В романе Сологуба встает вскрытая Достоевским в "братьях Карамазовых" тема двойника: Мы видим, что двойник, являвшийся материалисту Ивану лишь по временам, целиком воплотился в Передонова, вытеснил, заместил его личность. Потому ни одно светлое побуждение больше не свойственно Передонову. От человека остается лишь пустая оболочка - Володин. Этот персонаж выражает собою также и то конечное, логически необходимое состояние, к которому должен прийти Марк Волохов.* Двойник Передонова, изгнав его подлинную личность, совершает последний акт - убивает его "личину", Володина. Так кончается драма той русской фаустовской души, которая, начав свой путь от реформ Петра Великого, в конце концов пала жертвой Аримана. Ее итог: война всех против всех, безумие и смерть. Но Сологуб чувствует и иное - молодость русской души. Она умереть не может. Но что происходит с ней? Женская ипостась этой души - Людмила, одна из сестер Рутилова. Ее древний праобраз - Самодух, который на пути посвящения завоевывает Руслан; она же - Марья-Моревна, сказочная супруга Ивана-Царевича. Но в земной истории судьба ее сложилась иначе. Подобно пушкинской Лизе (в том аспекте, который открыл Чайковский), она прельщается "лунным" светом язычества. "Люблю красоту, - говорит она у Сологуба. - Язычница я, грешница. Мне бы в древних Афинах родиться. Люблю цветы, духи, яркие одежды, голое тело. Говорят, есть душа, не знаю, не видела. Да и на что она мне? Пусть умру совсем, как русалка, как туча под солнцем растаю".

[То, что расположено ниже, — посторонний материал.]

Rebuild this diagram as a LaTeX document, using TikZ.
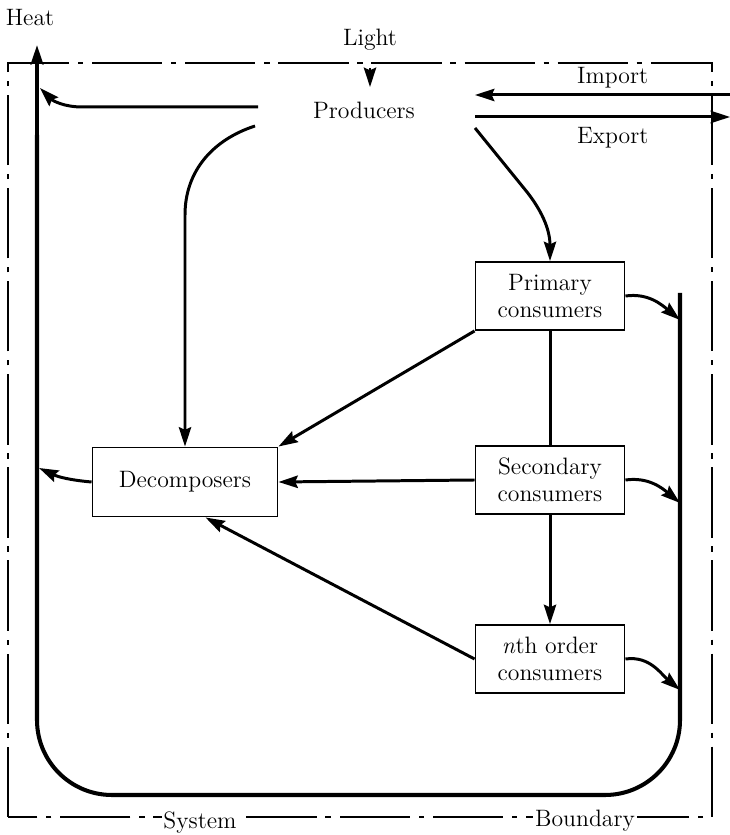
\documentclass[tikz,border=0pt]{standalone}
\usepackage{tikz}
\usetikzlibrary{positioning, arrows.meta}

\begin{document}
\begin{tikzpicture}[x=0.02cm, y=0.02cm,
    txt/.style={font=\fontsize{13.5}{15.5}\selectfont},
    box/.style={txt, draw, line width=1.1pt, align=center,
      minimum width=2.98cm, minimum height=1.36cm, inner sep=2pt},
    flow/.style={line width=1.7pt, -{Stealth[length=11pt, width=7pt, inset=1.5pt]}},
    sink/.style={line width=2.3pt, rounded corners=1.5cm},
    boundary/.style={line width=0.8pt, dash pattern=on 40pt off 5pt on 3pt off 5pt},
    lbl/.style={txt, inner sep=1pt}]
  \useasboundingbox (0,0) rectangle (730,835);

  % system boundary
  \draw[boundary] (8,18) rectangle (712,772);
  \node[lbl, fill=white] (sysl) at (200,12) {System};
  \node[lbl, fill=white] (bndl) at (585,14) {Boundary};

  % nodes
  \node[lbl] (heat) at (30,817) {Heat};
  \node[lbl] (light) at (370,795) {Light};
  \node[lbl] (prod) at (364,725) {Producers};
  \node[box] (prim) at (550,539) {Primary\\consumers};
  \node[box] (sec) at (550,355) {Secondary\\consumers};
  \node[box] (nth) at (550,176) {\textit{n}th order\\consumers};
  \node[box, minimum width=3.7cm, minimum height=1.38cm] (dec) at (185,353) {Decomposers};

  % free ends
  \coordinate (heatTip) at (37,790);
  \coordinate (sinkTop) at (680,542);
  \coordinate (s1) at (680,515);
  \coordinate (s2) at (680,332);
  \coordinate (s3) at (680,145);
  \coordinate (hp) at (40,747);
  \coordinate (hd) at (39,367);
  \coordinate (lightIn) at (370,767);
  \coordinate (lightTip) at (370,748);
  \coordinate (prodW) at (258,728);
  \coordinate (prodSW) at (255,709);
  \coordinate (prodSE) at (475,707);
  \coordinate (impIn) at (730,740);
  \coordinate (impTip) at (475,740);
  \coordinate (expOut) at (475,718);
  \coordinate (expTip) at (730,718);

  % heat sink loop
  \draw[sink] (sinkTop) -- (680,40) -- (37,40) -- (37,700);
  \draw[line width=2.3pt, -{Stealth[length=11pt, width=7pt, inset=1.5pt]}] (37,699) -- (heatTip);

  % inputs and outputs
  \draw[flow] (lightIn) -- (lightTip);
  \draw[flow] (impIn) -- (impTip) node[lbl, above=2pt, pos=0.46] (impl) {Import};
  \draw[flow] (expOut) -- (expTip) node[lbl, below=4pt, pos=0.54] (expl) {Export};
  \draw[flow] (prodW) -- (82,728) to[out=180, in=-45] (hp);

  % energy flow
  \draw[flow] (prodSW) to[out=198, in=90] (185,620) -- (dec.north);
  \draw[flow] (prodSE) -- (527,643) to[out=-52, in=90] (prim.north);
  \draw[line width=1.7pt] (prim.south) -- (sec.north);
  \draw[flow] (sec.south) -- (nth.north);
  \draw[flow] (prim.south west) -- (dec.north east);
  \draw[flow] (sec.west) -- (dec.east);
  \draw[flow] (nth.west) -- (dec.-60);
  \draw[flow] (dec.west) to[out=175, in=-25] (hd);

  % losses to the sink
  \draw[flow] (prim.east) to[out=8, in=140] (s1);
  \draw[flow] (sec.east) to[out=8, in=140] (s2);
  \draw[flow] (nth.east) to[out=8, in=140] (s3);
\end{tikzpicture}
\end{document}
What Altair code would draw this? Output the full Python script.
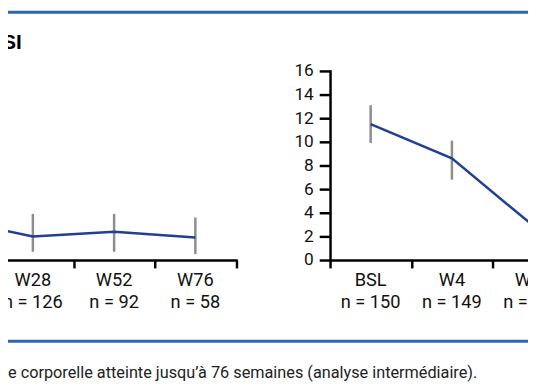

* В романе Сологуба в ряде эпизодов оживает и гончаровская Вера. Она - дворянская девушка, образованная, свободно мыслящая, но в то же время достойная, скажем мы, "внучка" бабушки Бережковой. Володин сватается к ней, но опыт у нее уже иной, и задачи не те, да и сам Володин - не Волохов. С иронией она встречает его предложение и думает лишь о том, как бы не обидеть незадачливого претендента отказом.

Мужская ипостась этой души еще совсем юная. Это гимназист Саша - добросовестный и совестливый мальчик, который хорошо учится, сознает свои обязанности, долг. Его опекает добрая старушка, у которой родители Саши сняли для него квартиру. Но старушка - не Бережкова. Людмила же - словно райский змий. Изнывая от безделья и одиночества, она, подобно лермонтовскому Демону, начинает мало-помалу развращать гимназиста Сашу. И не без успеха. Мальчик слишком юн, почти еще ребенок. В его душу не вложили ничего, кроме некоторых абстрактных правил морали. Религиозности совсем не видно в нем. В то же время "пламя вожделений" таится в подосновах и его души. И вот он уже приведен к тому, что ему "хотелось что-то сделать ей, милое или больное, нежное или стыдное, - но что? Целовать ей ноги? Или бить ее, долго, сильно, длинными и гибкими ветвями? Чтобы она смеялась от радости или кричала от боли? И то, и другое, может быть, желанно ей, но мало". Как видим, и здесь нас встречает блоковское: "пил я кровь из плеч благоуханных" и проч.**

** Достойно глубокого удивления, как все это, спустя 80-90 лет, вновь восстает ныне и куда с большим размахом. Но осознать бы, сколь это не ново и чего стоило нам в прошлом!

Таким образом, разрываемый вакханками Дионис внизу и доведенный Ариманом до безумия Аполлон вверху - вот та конечная констелляция русской души, к которой она пришла, потерпев двойное крушение в ходе культурного развития России в XVIII и XIX веках. Но означает ли это смерть без Воскресения? - спросим мы. Такого не может быть никак.

Поэтому в нашей истории и культуре наступила "Пралайя".